Background: Spontaneous hepatic bleeding is a rare but potentially life-threatening complication of primary systemic amyloidosis. Although the liver is a common site of amyloid deposition, clinical presentation is usually mild or absent. Case: We report a case of a female patient, who had been repeatedly surgically revised because of liver rupture and hemoperitoneum. Initially, the computed tomography finding was interpreted as liver hemangioma. However, based on liver biopsy, the diagnosis had to be changed to primary systemic amyloidosis, and the patient was referred to our hematooncology department. Due to a considerably advanced disease, the patient was eligible only for palliative chemotherapy with cyclophosphamide and dexamethasone, which could not deflect the course of rapidly progressing liver destruction. Conclusion: The cause behind ruptured and bleeding liver does not always need to be hemangioma but rather amyloidosis. In cases of advanced disease and in patients with contraindications for aggressive treatment, the outlook for complete hematological and organ treatment response is very limited.
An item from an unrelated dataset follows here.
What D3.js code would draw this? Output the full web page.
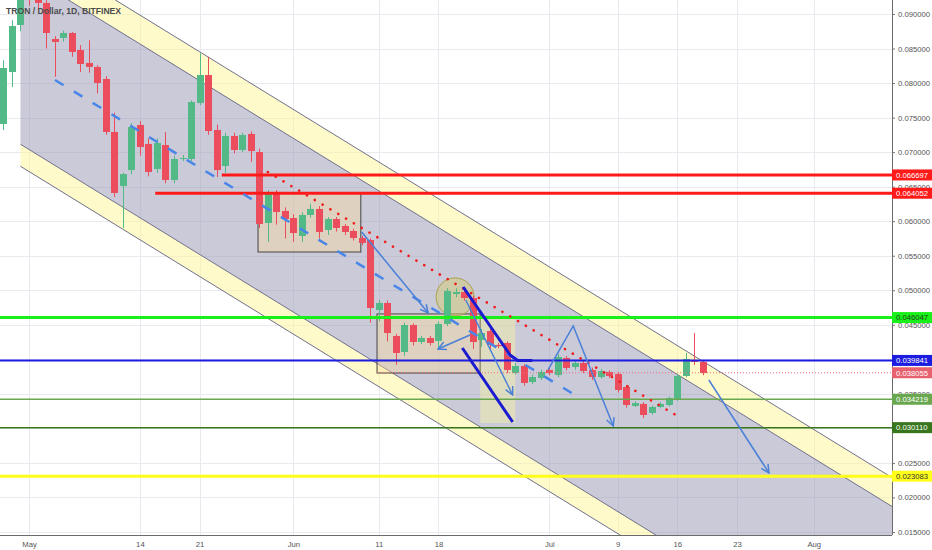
<!DOCTYPE html>
<html>
<head>
<meta charset="utf-8">
<script src="https://cdn.jsdelivr.net/npm/d3@7"></script>
<style>
  body { margin: 0; background: #fff; }
  svg { display: block; font-family: "Liberation Sans", Arial, sans-serif; }
</style>
</head>
<body>
<svg id="chart" width="932" height="550"></svg>
<script>
// ---- data (TRX/USD daily, Bitfinex) ----
const firstDay = "2018-04-28";
const opens = [0.07407,0.08160,0.08841,0.0955,0.0930,0.0916,0.08638,0.08653,0.08725,0.08479,
  0.08291,0.08233,0.08059,0.07292,0.06510,0.06741,0.07393,0.07118,0.06756,0.07103,
  0.06597,0.06901,0.06901,0.07711,0.08117,0.07321,0.06799,0.07234,0.07031,0.07263,
  0.07002,0.05974,0.06408,0.06148,0.06046,0.05786,0.06090,0.06177,0.05873,0.06032,
  0.05931,0.05858,0.05757,0.05728,0.04714,0.04816,0.04338,0.04106,0.04497,0.04251,
  0.04309,0.04266,0.04512,0.04946,0.04975,0.04888,0.04280,0.04410,0.04208,0.04237,
  0.03802,0.03904,0.03672,0.03730,0.03846,0.03773,0.04020,0.03889,0.03947,0.03846,
  0.03744,0.03817,0.03788,0.03600,0.03325,0.03354,0.03223,0.03310,0.03339,0.03426,
  0.03759,0.03991,0.03962];
const highs = [0.0833,0.0891,0.0950,0.0962,0.0936,0.0920,0.0868,0.0876,0.0874,0.0855,
  0.0862,0.0826,0.0810,0.0757,0.0670,0.0742,0.0745,0.0720,0.0720,0.0729,
  0.0695,0.0696,0.0775,0.0843,0.0838,0.0740,0.0728,0.0728,0.0728,0.0730,
  0.0705,0.0645,0.0645,0.0620,0.0610,0.0613,0.0625,0.0622,0.0606,0.0606,
  0.0596,0.0589,0.0579,0.0575,0.0486,0.0485,0.0437,0.0453,0.0452,0.0434,
  0.0434,0.0455,0.0503,0.0503,0.0503,0.0492,0.0444,0.0445,0.0424,0.0426,
  0.0395,0.0393,0.0378,0.0385,0.0388,0.0408,0.0405,0.0398,0.0398,0.0388,
  0.0386,0.0384,0.0381,0.0363,0.0339,0.0338,0.0333,0.0338,0.0346,0.0379,
  0.0409,0.0438,0.0399];
const lows = [0.0732,0.0794,0.0875,0.0912,0.0905,0.0850,0.0809,0.0860,0.0838,0.0816,
  0.0815,0.0785,0.0725,0.0635,0.0590,0.0668,0.0695,0.0665,0.0670,0.0655,
  0.0655,0.0687,0.0687,0.0768,0.0725,0.0664,0.0670,0.0698,0.0700,0.0686,
  0.0590,0.0570,0.0595,0.0575,0.0570,0.0570,0.0605,0.0575,0.0580,0.0585,
  0.0580,0.0572,0.0565,0.0453,0.0455,0.0426,0.0392,0.0405,0.0420,0.0422,
  0.0420,0.0414,0.0448,0.0490,0.0485,0.0415,0.0418,0.0415,0.0416,0.0380,
  0.0378,0.0362,0.0364,0.0370,0.0377,0.0374,0.0384,0.0385,0.0380,0.0370,
  0.0372,0.0373,0.0352,0.0330,0.0331,0.0315,0.0320,0.0329,0.0332,0.0340,
  0.0374,0.0392,0.0377];
const closes = [0.08218,0.08826,0.0935,0.0930,0.0916,0.08725,0.08595,0.08725,0.08450,0.08276,
  0.08233,0.08001,0.07292,0.06408,0.06683,0.07364,0.07074,0.06712,0.07132,0.06597,
  0.06901,0.06915,0.07726,0.08117,0.07306,0.06741,0.07234,0.07031,0.07248,0.07016,
  0.05960,0.06408,0.06133,0.06032,0.05829,0.06090,0.06177,0.05844,0.06032,0.05902,
  0.05844,0.05757,0.05685,0.04743,0.04816,0.04381,0.04092,0.04497,0.04251,0.04309,
  0.04237,0.04512,0.04990,0.04975,0.04888,0.04251,0.04381,0.04208,0.04190,0.03846,
  0.03904,0.03658,0.03744,0.03817,0.03802,0.04034,0.03875,0.03947,0.03831,0.03744,
  0.03831,0.03759,0.03556,0.03339,0.03368,0.03194,0.03310,0.03354,0.03440,0.03759,
  0.04005,0.03962,0.03802];

const xTickDates = ["2018-05-01","2018-05-14","2018-05-21","2018-06-01","2018-06-11","2018-06-18",
  "2018-07-01","2018-07-09","2018-07-16","2018-07-23","2018-08-01"];
const yTickValues = [0.015,0.020,0.025,0.030,0.035,0.040,0.045,0.050,0.055,0.060,0.065,0.070,0.075,0.080,0.085,0.090];

// horizontal levels (start = day offset from May 1, null = whole width)
const levelPrices = [0.066697, 0.064052, 0.046047, 0.039841, 0.038055, 0.034219, 0.030110, 0.023083];
const levelStart  = [22.6, 14.8, null, null, 40.8, null, null, null];

// trend channel: day offsets from May 1 and prices at those days
const channelDays = [-1, 103];
const outerTop    = [0.10048, 0.02149];
const innerTop    = [0.09630, 0.01731];
const innerBottom = [0.07114, -0.00785];
const outerBottom = [0.06795, -0.01104];

// drawings as [day offset from May 1, price]
const midDashed   = [[3.05, 0.08044], [64.0, 0.03484]];
const redTrend    = [[28.0, 0.06712], [76.4, 0.03151]];
const thickBlueA  = [[50.9, 0.05047], [56.4, 0.04063], [57.3, 0.03984], [59.0, 0.03984]];
const thickBlueB  = [[50.8, 0.04164], [56.7, 0.03093]];
const arrows = [
  [[39.0, 0.05844], [46.8, 0.04671]],
  [[60.85, 0.03846], [63.8, 0.04483], [68.5, 0.03035]],
  [[79.7, 0.03701], [86.75, 0.02355]],
  [[51.2, 0.04859], [56.7, 0.03484]],
  [[51.7, 0.04353], [47.95, 0.04150]]
];
const boxes = [
  { from: 26.85, to: 38.9, top: 0.06408, bottom: 0.05554 },
  { from: 40.8, to: 52.9, top: 0.04657, bottom: 0.03802 }
];
const paleBox = { from: 52.9, to: 57.0, top: 0.04613, bottom: 0.03078 };
const circleCenter = [49.95, 0.04903];

// ---- styles ----
const levelStyle = [
  { stroke: "#ff1a1a", width: 3, bg: "#ff1a1a", fg: "#fff" },
  { stroke: "#ff1a1a", width: 3, bg: "#ff1a1a", fg: "#fff" },
  { stroke: "#19f019", width: 3, bg: "#19f019", fg: "#1f3d1f" },
  { stroke: "#1c1ce0", width: 2, bg: "#1c1ce0", fg: "#fff" },
  { stroke: "#f26d7a", width: 1, bg: "#e8616f", fg: "#fff", dash: "1,2" },
  { stroke: "#6aa84f", width: 1.5, bg: "#6aa84f", fg: "#fff" },
  { stroke: "#38761d", width: 1.5, bg: "#38761d", fg: "#fff" },
  { stroke: "#ffff1a", width: 3, bg: "#ffff1a", fg: "#333" }
];
const upColor = "#53b987", downColor = "#eb4d5c";
const arrowColor = "#4a80d8";

const plotR = 892, plotB = 535;
const base = new Date(2018, 4, 1);
const day = n => d3.timeMinute.offset(base, Math.round(n * 1440));
const parse = d3.timeParse("%Y-%m-%d");

const x = d3.scaleTime().domain([base, new Date(2018, 7, 1)]).range([29, 29 + 92 * 8.53]);
const y = d3.scaleLinear().domain([0.015, 0.090]).range([532, 14]);

const svg = d3.select("#chart");
svg.append("rect").attr("width", 932).attr("height", 550).attr("fill", "#fff");

const defs = svg.append("defs");
defs.append("clipPath").attr("id", "clip")
  .append("rect").attr("width", plotR).attr("height", plotB);
defs.append("marker").attr("id", "head")
  .attr("viewBox", "0 0 10 10").attr("refX", 9).attr("refY", 5)
  .attr("markerWidth", 10).attr("markerHeight", 10)
  .attr("markerUnits", "userSpaceOnUse").attr("orient", "auto")
  .append("path").attr("d", "M1,1 L9,5 L1,9")
  .attr("fill", "none").attr("stroke", arrowColor).attr("stroke-width", 1.5);

const plot = svg.append("g").attr("clip-path", "url(#clip)");

// grid
plot.append("g").selectAll("line").data(xTickDates.map(parse)).join("line")
  .attr("x1", d => Math.round(x(d)) + 0.5).attr("x2", d => Math.round(x(d)) + 0.5)
  .attr("y1", 0).attr("y2", plotB).attr("stroke", "#e8eaf0");
plot.append("g").selectAll("line").data(yTickValues).join("line")
  .attr("y1", d => Math.round(y(d)) + 0.5).attr("y2", d => Math.round(y(d)) + 0.5)
  .attr("x1", 0).attr("x2", plotR).attr("stroke", "#e8eaf0");

// channel
const toPts = prices => channelDays.map((d, i) => [x(day(d)), y(prices[i])]);
const band = (a, b) => {
  const p = toPts(a).concat(toPts(b).reverse());
  return "M" + p.map(q => q.join(",")).join("L") + "Z";
};
plot.append("path").attr("d", band(outerTop, innerTop)).attr("fill", "#fff596").attr("fill-opacity", 0.5);
plot.append("path").attr("d", band(innerTop, innerBottom)).attr("fill", "#9696b4").attr("fill-opacity", 0.5);
plot.append("path").attr("d", band(innerBottom, outerBottom)).attr("fill", "#fff596").attr("fill-opacity", 0.5);
[outerTop, innerTop, innerBottom, outerBottom].forEach(line => {
  plot.append("path").attr("d", d3.line()(toPts(line)))
    .attr("stroke", "#70708e").attr("stroke-width", 1).attr("fill", "none");
});

// rectangles and circle
plot.append("g").selectAll("rect").data(boxes).join("rect")
  .attr("x", d => x(day(d.from))).attr("width", d => x(day(d.to)) - x(day(d.from)))
  .attr("y", d => y(d.top)).attr("height", d => y(d.bottom) - y(d.top))
  .attr("fill", "#ffdc96").attr("fill-opacity", 0.38)
  .attr("stroke", "#444").attr("stroke-width", 1);
plot.append("rect")
  .attr("x", x(day(paleBox.from))).attr("width", x(day(paleBox.to)) - x(day(paleBox.from)))
  .attr("y", y(paleBox.top)).attr("height", y(paleBox.bottom) - y(paleBox.top))
  .attr("fill", "#fffa9a").attr("fill-opacity", 0.4);
plot.append("circle")
  .attr("cx", x(day(circleCenter[0]))).attr("cy", y(circleCenter[1])).attr("r", 19)
  .attr("fill", "#d8cc6a").attr("fill-opacity", 0.45)
  .attr("stroke", "#aaa24c").attr("stroke-width", 1);

// candles
const dates = opens.map((_, i) => d3.timeDay.offset(parse(firstDay), i));
const candles = dates.map((d, i) => ({ date: d, o: opens[i], h: highs[i], l: lows[i], c: closes[i] }));
const cg = plot.append("g");
cg.selectAll("line").data(candles).join("line")
  .attr("x1", d => Math.round(x(d.date)) + 0.5).attr("x2", d => Math.round(x(d.date)) + 0.5)
  .attr("y1", d => y(d.h)).attr("y2", d => y(d.l))
  .attr("stroke", d => d.c >= d.o ? upColor : downColor).attr("stroke-width", 1);
cg.selectAll("rect").data(candles).join("rect")
  .attr("x", d => Math.round(x(d.date)) - 3).attr("width", 7)
  .attr("y", d => y(Math.max(d.o, d.c)))
  .attr("height", d => Math.max(1, Math.abs(y(d.o) - y(d.c))))
  .attr("fill", d => d.c >= d.o ? upColor : downColor);

// horizontal levels
const lvl = levelPrices.map((p, i) => ({ p, start: levelStart[i], s: levelStyle[i] }));
plot.append("g").selectAll("line").data(lvl).join("line")
  .attr("x1", d => d.start === null ? 0 : x(day(d.start))).attr("x2", plotR)
  .attr("y1", d => y(d.p)).attr("y2", d => y(d.p))
  .attr("stroke", d => d.s.stroke).attr("stroke-width", d => d.s.width)
  .attr("stroke-dasharray", d => d.s.dash || null);

// drawings
const lineGen = d3.line().x(d => x(day(d[0]))).y(d => y(d[1]));
plot.append("path").attr("d", lineGen(midDashed)).attr("fill", "none")
  .attr("stroke", "#4a86e8").attr("stroke-width", 2.5).attr("stroke-dasharray", "10,12");
plot.append("path").attr("d", lineGen(redTrend)).attr("fill", "none")
  .attr("stroke", "#f01c1c").attr("stroke-width", 2.6).attr("stroke-linecap", "round")
  .attr("stroke-dasharray", "0.1,9");
[thickBlueA, thickBlueB].forEach(pts => {
  plot.append("path").attr("d", lineGen(pts)).attr("fill", "none")
    .attr("stroke", "#1a1ad0").attr("stroke-width", 3).attr("stroke-linejoin", "round");
});
plot.append("g").selectAll("path").data(arrows).join("path")
  .attr("d", d => lineGen(d)).attr("fill", "none")
  .attr("stroke", arrowColor).attr("stroke-width", 1.5)
  .attr("marker-end", "url(#head)");

// axes
svg.append("line").attr("x1", plotR + 0.5).attr("x2", plotR + 0.5).attr("y1", 0).attr("y2", plotB)
  .attr("stroke", "#6b6b6b");
svg.append("line").attr("x1", 0).attr("x2", plotR).attr("y1", plotB + 0.5).attr("y2", plotB + 0.5)
  .attr("stroke", "#6b6b6b");

// tick labels hidden almost entirely behind a price label are left out, as in the picture
const hiddenTick = v => levelPrices.some(p => Math.abs(y(p) - y(v)) < 5);
const yAxis = svg.append("g").attr("transform", `translate(${plotR},0)`)
  .call(d3.axisRight(y).tickValues(yTickValues).tickSize(3).tickPadding(3)
    .tickFormat(v => hiddenTick(v) ? "" : d3.format(".6f")(v)));
yAxis.select(".domain").remove();
yAxis.selectAll("line").attr("stroke", "#777");
yAxis.selectAll("text").attr("fill", "#555").style("font-size", "7.7px");

const xAxis = svg.append("g").attr("transform", `translate(0,${plotB})`)
  .call(d3.axisBottom(x).tickValues(xTickDates.map(parse)).tickSize(0).tickPadding(7)
    .tickFormat(d => d.getDate() === 1 ? d3.timeFormat("%b")(d) : String(d.getDate())));
xAxis.select(".domain").remove();
xAxis.selectAll("text").attr("fill", "#555").style("font-size", "7.7px");

// price labels
const lab = svg.append("g").selectAll("g").data(lvl).join("g")
  .attr("transform", d => `translate(${plotR},${y(d.p)})`);
lab.append("rect").attr("x", 0).attr("y", -5.5).attr("width", 40).attr("height", 11)
  .attr("fill", d => d.s.bg);
lab.append("text").attr("x", 4).attr("y", 2.8).text(d => d3.format(".6f")(d.p))
  .attr("fill", d => d.s.fg).style("font-size", "7.7px");

// title
svg.append("text").attr("x", 6).attr("y", 14).text("TRON / Dollar, 1D, BITFINEX")
  .attr("fill", "#4a4a4a").style("font-size", "8.6px").style("font-weight", "bold");
</script>
</body>
</html>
An early diagnosis is of utmost importance. Although liver biopsy brings the definite results, screening for monoclonal protein in serum or urine, leading to a search for AL amyloidosis, may be sufficient for diagnosis. The presence of some of the warning signs (B-symptoms such as fevers or subfebrile temperatures, fatigue, weight loss; and paraneoplastic laboratory findings such as elevated C-reactive protein and erythrocyte sedimentation rate) should raise suspicion of a lymphoproliferative disease.